Non parlo assiduamente di musica dal 2011, sostanzialmente perchè non c'è molto da dire, perciò così ,butto giù una serie di nomi a caso di ciò che ho apprezzato e reso grazie durante quest'ultimi anni.
Innanzitutto un grappolo di cantautori che potrei ricondurre a una sorta di scena slacker, che musicalmente e per attitudine si riflettono in questa definizione cara all'esordio di Linklater alla regia; ovvero Bradford Cox (sia solista che con i Deerhunter), Ariel Pink, Mac deMarco, Connan Mockasin e forse anche Ty Segall.
Ciò che è più vicino al brit-pop o generalmente a scene musicali gloriose.

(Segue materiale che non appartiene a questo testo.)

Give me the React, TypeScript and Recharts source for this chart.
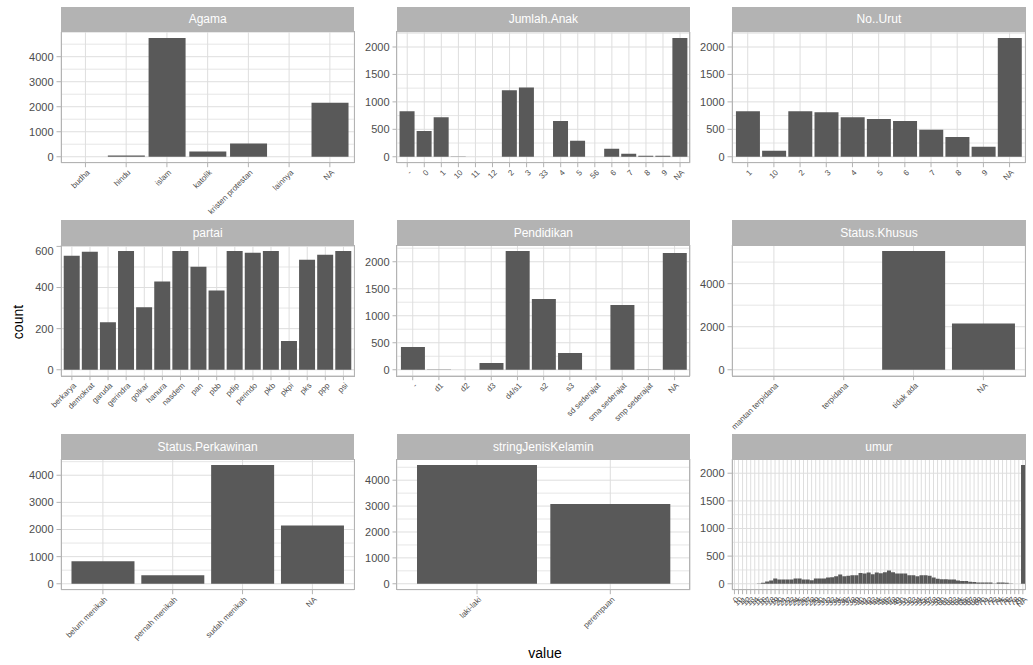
import React from 'react';
import { BarChart, Bar, XAxis, YAxis, CartesianGrid } from 'recharts';

// category labels and counts per facet
const agamaCats = ['budha', 'hindu', 'islam', 'katolik', 'kristen protestan', 'lainnya', 'NA'];
const agamaCounts = [4, 55, 4750, 210, 530, 3, 2160];

const anakCats = ['-', '0', '1', '10', '11', '12', '2', '3', '33', '4', '5', '56', '6', '7', '8', '9', 'NA'];
const anakCounts = [830, 470, 720, 3, 2, 2, 1210, 1260, 1, 650, 290, 1, 145, 55, 20, 18, 2165];

const urutCats = ['1', '10', '2', '3', '4', '5', '6', '7', '8', '9', 'NA'];
const urutCounts = [830, 110, 830, 810, 720, 690, 650, 490, 360, 180, 2165];

const partaiCats = ['berkarya', 'demokrat', 'garuda', 'gerindra', 'golkar', 'hanura', 'nasdem', 'pan', 'pbb', 'pdip', 'perindo', 'pkb', 'pkpi', 'pks', 'ppp', 'psi'];
const partaiCounts = [554, 574, 231, 578, 304, 429, 578, 501, 386, 578, 569, 578, 140, 535, 559, 578];

const pendidikanCats = ['-', 'd1', 'd2', 'd3', 'd4/s1', 's2', 's3', 'sd sederajat', 'sma sederajat', 'smp sederajat', 'NA'];
const pendidikanCounts = [420, 3, 2, 127, 2200, 1310, 310, 2, 1200, 4, 2160];

const khususCats = ['mantan terpidana', 'terpidana', 'tidak ada', 'NA'];
const khususCounts = [2, 3, 5520, 2150];

const kawinCats = ['belum menikah', 'pernah menikah', 'sudah menikah', 'NA'];
const kawinCounts = [830, 310, 4380, 2150];

const kelaminCats = ['laki-laki', 'perempuan'];
const kelaminCounts = [4590, 3080];

const umurCats = [
  '0', '10', '11', '12', '13', '14', '15',
  '16', '17', '18', '19', '20', '21', '22', '23', '24', '25', '26', '27', '28', '29',
  '30', '31', '32', '33', '34', '35', '36', '37', '38', '39',
  '40', '41', '42', '43', '44', '45', '46', '47', '48', '49',
  '50', '51', '52', '53', '54', '55', '56', '57', '58', '59',
  '60', '61', '62', '63', '64', '65', '66', '67', '68', '69',
  '70', '71', '72', '73', '74', '75', '76', '77', '78', '79', 'NA',
];
const umurCounts = [
  1, 1, 2, 1, 2, 1, 3,
  18, 40, 60, 95, 77, 77, 77, 77, 95, 95, 77, 77, 65, 95,
  95, 95, 113, 119, 137, 167, 137, 143, 155, 155,
  196, 184, 202, 173, 202, 190, 208, 238, 208, 184,
  184, 184, 155, 155, 137, 155, 155, 143, 113, 89,
  83, 83, 77, 77, 60, 48, 48, 36, 30, 24,
  24, 24, 24, 5, 24, 22, 18, 3, 2, 1, 2150,
];

// y breaks per facet
const ticks4k = [0, 1000, 2000, 3000, 4000];
const minor4k = [500, 1500, 2500, 3500, 4500];
const ticks2k = [0, 500, 1000, 1500, 2000];
const minor2k = [250, 750, 1250, 1750, 2250];
const ticksPartai = [0, 200, 400, 600];
const minorPartai = [100, 300, 500];
const ticksKhusus = [0, 2000, 4000];
const minorKhusus = [1000, 3000, 5000];

const panels = [
  { title: 'Agama', cats: agamaCats, counts: agamaCounts, ticks: ticks4k, minor: minor4k },
  { title: 'Jumlah.Anak', cats: anakCats, counts: anakCounts, ticks: ticks2k, minor: minor2k },
  { title: 'No..Urut', cats: urutCats, counts: urutCounts, ticks: ticks2k, minor: minor2k },
  { title: 'partai', cats: partaiCats, counts: partaiCounts, ticks: ticksPartai, minor: minorPartai },
  { title: 'Pendidikan', cats: pendidikanCats, counts: pendidikanCounts, ticks: ticks2k, minor: minor2k },
  { title: 'Status.Khusus', cats: khususCats, counts: khususCounts, ticks: ticksKhusus, minor: minorKhusus },
  { title: 'Status.Perkawinan', cats: kawinCats, counts: kawinCounts, ticks: ticks4k, minor: minor4k },
  { title: 'stringJenisKelamin', cats: kelaminCats, counts: kelaminCounts, ticks: ticks4k, minor: minor4k },
  { title: 'umur', cats: umurCats, counts: umurCounts, ticks: ticks2k, minor: minor2k },
];

const FONT = 'Arial, "Liberation Sans", sans-serif';
const COLS = [61, 396.7, 732.3];
const ROWS = [31.7, 245.4, 459.3];
const PW = 293.3;
const PH = 130.7;
const STRIP = 25;
const YW = 44;
const XH = 90;
const RPAD = 8;

function SlantTick({ x, y, payload }: any) {
  return (
    <text
      x={x}
      y={y}
      dy="0.85em"
      textAnchor="end"
      fontSize={8}
      fill="#4D4D4D"
      fontFamily={FONT}
      transform={`rotate(-45 ${x} ${y})`}
    >
      {payload.value}
    </text>
  );
}

function Facet({ p, col, row }: any) {
  const data = p.cats.map((c: string, i: number) => ({ cat: c, count: p.counts[i] }));
  const max = Math.max(...p.counts);
  const domain = [-0.05 * max, 1.05 * max];
  const pad = (0.1 * PW) / (p.cats.length + 0.2);
  const left = COLS[col];
  const top = ROWS[row];
  return (
    <>
      <div
        style={{
          position: 'absolute',
          left,
          top: top - STRIP,
          width: PW,
          height: STRIP,
          background: '#B3B3B3',
          color: '#fff',
          fontSize: 12,
          display: 'flex',
          alignItems: 'center',
          justifyContent: 'center',
        }}
      >
        {p.title}
      </div>
      <div style={{ position: 'absolute', left: left - YW, top }}>
        <BarChart
          width={YW + PW + RPAD}
          height={PH + XH}
          data={data}
          margin={{ top: 0, right: RPAD, bottom: 0, left: 0 }}
          barCategoryGap="5%"
        >
          <CartesianGrid yAxisId="minor" vertical={false} stroke="#E6E6E6" />
          <CartesianGrid stroke="#DEDEDE" />
          <XAxis
            dataKey="cat"
            interval={0}
            padding={{ left: pad, right: pad }}
            tick={<SlantTick />}
            tickLine={{ stroke: '#B3B3B3' }}
            axisLine={false}
            tickSize={4.5}
            tickMargin={1}
            height={XH}
          />
          <YAxis
            type="number"
            domain={domain}
            ticks={p.ticks}
            allowDataOverflow
            width={YW}
            axisLine={false}
            tickLine={{ stroke: '#B3B3B3' }}
            tickSize={4.5}
            tickMargin={3}
            tick={{ fontSize: 11, fill: '#4D4D4D', fontFamily: FONT }}
          />
          <YAxis yAxisId="minor" type="number" hide domain={domain} ticks={p.minor} allowDataOverflow />
          <Bar dataKey="count" fill="#595959" isAnimationActive={false} />
        </BarChart>
      </div>
      <div
        style={{
          position: 'absolute',
          left: left - 0.5,
          top: top - 0.5,
          width: PW + 1,
          height: PH + 1,
          border: '1px solid #B3B3B3',
          boxSizing: 'border-box',
          pointerEvents: 'none',
        }}
      />
    </>
  );
}

export default function App() {
  return (
    <div
      style={{
        position: 'absolute',
        left: 0,
        top: 0,
        width: 1033,
        height: 665,
        background: '#fff',
        fontFamily: FONT,
        overflow: 'hidden',
      }}
    >
      {panels.map((p, k) => (
        <Facet key={p.title} p={p} col={k % 3} row={Math.floor(k / 3)} />
      ))}
      <div
        style={{
          position: 'absolute',
          left: 18,
          top: 322,
          transform: 'translate(-50%, -50%) rotate(-90deg)',
          fontSize: 14,
          color: '#000',
        }}
      >
        count
      </div>
      <div
        style={{
          position: 'absolute',
          left: 545,
          top: 653,
          transform: 'translate(-50%, -50%)',
          fontSize: 14,
          color: '#000',
        }}
      >
        value
      </div>
    </div>
  );
}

Poi il primo disco di John Grant, la collaborazione tra King Creosote e Jon Hopkins, l'affermazione dei Beach House, il ritorno di Fiona Apple, la riesumazione di alcune salme ( Neneh Cherry, Bill Fay, Swans), Bish Bosch, Colin Stetson, Andy Stott, Oneothrix Point Never, Let England Shake, il doppio disco di Grouper, la sola presenza dei Death Grips, Erykah Badu che trova il tempo di ribadire la sua regalità, Matana Roberts, Tim Hecker,, Miley Cyrus e il post puttanesimo, e per ultimo l'improvviso e incomprensibile exploit dopo venti e più anni di carriera di Mark Kozelek, probabilmente pure lui è rimasto di stucco e ha cominciato a delirare, ma è comprensibile.
Rimarranno pure i Daft Punk, These New Puritans, Kanye West, War on Drugs, St Vincent, Lana del Rey, The National e Alt-J, e Kendrick Lamarra, M83 magari, non per me.
Per il futuro scommetto su Laura Marling (anche se ha già contribuito molto con il precedente disco) e i Money, sempre se il loro cantante non si abbandonerà completamente alla poesia e al vagabondaggio alcolico.
Comunque dicevo, tanta di questa brava gente la scambierei volentieri con un disco a caso dei Novanta, tipo Entroducing di DJ Shadow.